SUMMERSIDE — The chair of the city's economic development committee said council welcomes a move by the Greater Summerside Chamber of Commerce to come up with a policy position on potential conflicts between the city and the private sector on business development.
There have been complaints circulating within the business community, and among members of city council, that the city is placing itself in direct competition with the private sector.
Some areas include, convention business, restaurants, fitness centres, internet fibre optics, heating units and power generation.
The most recent example, and the one that spurred comments from the chamber, came when city council approved $20,000 to cover cost overruns in a proposed expansion to the Fit Stop Fitness Centre at Credit Union Place.

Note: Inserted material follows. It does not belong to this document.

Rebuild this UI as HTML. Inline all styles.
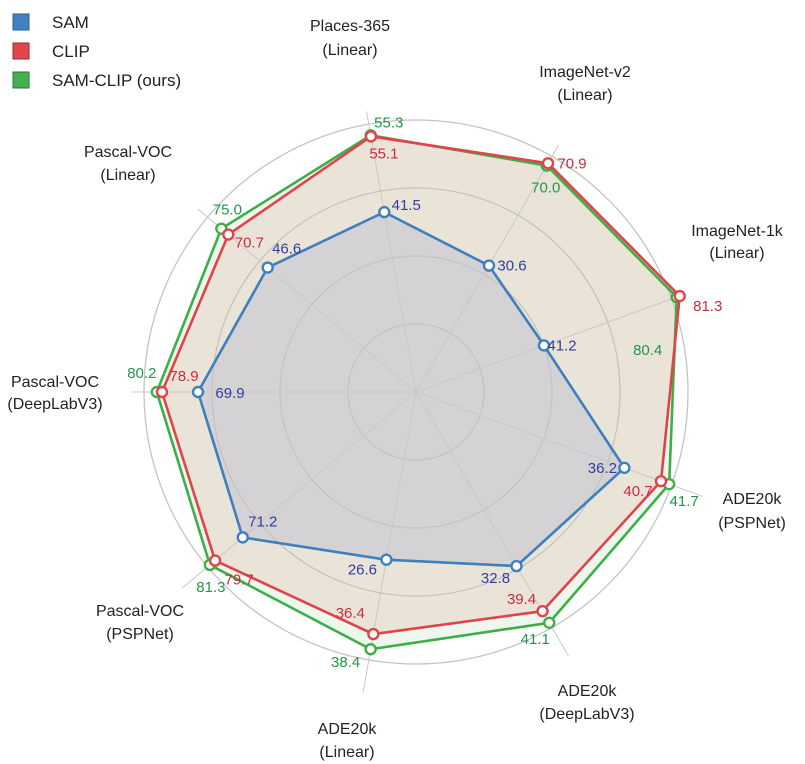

Coun. Ron Dowling, chair of the city's economic development committee, said any input the chamber of commerce can give council will be considered.
"From time to time we've received emails or letters from various people raising the issue when we initiate a new initiative," Dowling said.
"Someone will say this should be a private sector matter. It's a citizen providing their viewpoint for consideration, which is always good. We've never had anything coming from a policy position from the chamber. There was nothing even on an informal basis collectively saying this is our position."
Dowling said, as a representative of the business community, it's a good initiative on the of the part chamber to adopt a particular viewpoint or position on it and present that information to council.
He explained that when the design was being developed for Credit Union Place, the original concept was for the city to run the facility in its entirety including the fitness centre.
He said it could be argued that all of the services being offered at Credit Union Place could be viewed as being in competition with the private sector but these services are provided to the citizens.
"I can see the concerns that the private sector would have around the city getting into the various initiatives that we do get into," he said. "We do give consideration to that as we're making those decisions and the policy perspective whether or not to enter into a particular business realm."
Chamber of Commerce president Todd Clark said members raised the competition issue at a recent full board meeting.
Currently, the chamber does not have a policy dealing with the city competing with the private sector and will be working to establish one.
Clark said the chamber board of directors was divided on how they felt about the issue but the membership was not.
"The members weren't for sure," he said.
"Sometimes, it's competitive to them in nature, specifically, or they're just generally concerned with it," he said. "Around the board table it was a split. Some were very much against it and some were not too worried about it. It seems to be when it's in your backyard it's more of a concern."
Terry Adams, owner of Iron Haven Gym in Summerside, previously ran the facility at Credit Union Place but was unable to negotiate a contract with the city. He said he is pleased to see the chamber willing to take a stand on the issue.
"I'm glad to hear that the chamber of commerce has some concerns with the city being in direct competition with private business," Adams said.
"The city is competing with their own tax revenue base. My view is, anyone that's in business wants to provide the best service they can. We obviously have to make money in order to stay there and we're dealing with competition that can lose money year after year but they're still going to be there. It makes it tough to compete against."
Clark said the chamber wants to work with the city to make sure there's a positive outcome for everybody.
"If you go back to the last budget cycle, federal, provincial and municipal budgets were all focused on private sector growth and innovation. They've obviously focused their cash on private sector growth and we want to make sure we work with them to get a healthy working relationship there."